Agricenter International has kicked off a five-year study on a newly minted organic farm to help local farmers get a leg up and, hopefully, cash in on the consumer hunger for naturally grown foods.
Scientists at Agricenter have conducted crop research at the 1,000-acre farm across the street from Shelby Farms Park since 1984. The center has mainly done this by conducting trials for outside companies.
But Dr. Bruce Kirksey, Agricenter’s director of research, said the center is trying to do more of its own research. They wanted to focus on organics because “this is not a fad. This is going to happen," according to Agricenter president, John Butler.
“So, do we want to capture that value here for our producers [farmers],” said Butler. “Or, do we allow somebody else to ship it in from Mexico, Canada, or Turkey?”
The short answer, no.
So, what Butler and Kirskey want to do is to make all the mistakes a farmer would have to go through to get fields certified organic by the USDA, select the right crops for the Midsouth climate, and plant and raise them correctly. And the two readily admit they’ve made mistakes along the way.
Agricenter now has 218 acres certified organic by the USDA, a process that took three years. Ten of those acres are devoted to research. They planted corn on the plot this year and recently harvested it. But Kirskey said next year will be the farm’s big year for organic field trials. They’ll focus on corn and soybeans but will also conduct research on tomatoes, onion, beans, peas, and more.
The center hired Chris Lankford late last year as the farm’s manager. He’s managed his family farm in Ripley for 27 years, supplying Memphis-area Kroger stores with tomatoes for more than 30 years. Before his new job at Agricenter, Lankford was the farm manager at PictSweet where he grew sweet corn, edamame, turnip greens, collard greens, green peas, black eyed peas, and kale.

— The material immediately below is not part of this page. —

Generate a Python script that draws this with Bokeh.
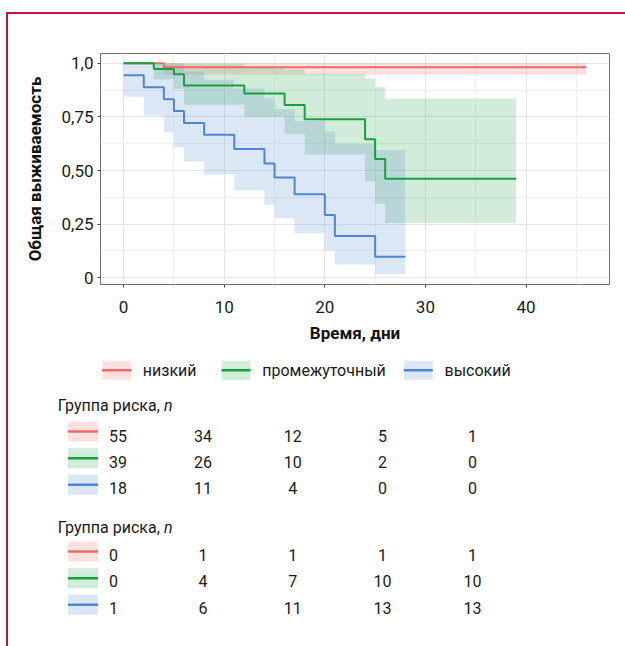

The state of Colorado now has about 500,000 acres of organic farmland, Butler said. Tennessee has about 1,500.
“If more and more [organic farming] will continue to migrate into the Delta — and we think it will — the opportunity is going to be greater and greater,” Butler said. So, we want to be ahead of that trend. If producers decide they want to move into that area, we will have three or four years of research already complied.
We want to understand the cost analysis and what the transition [to organic farming] looks like. We’ve been through it. And I’d say we’ve learned a lot.”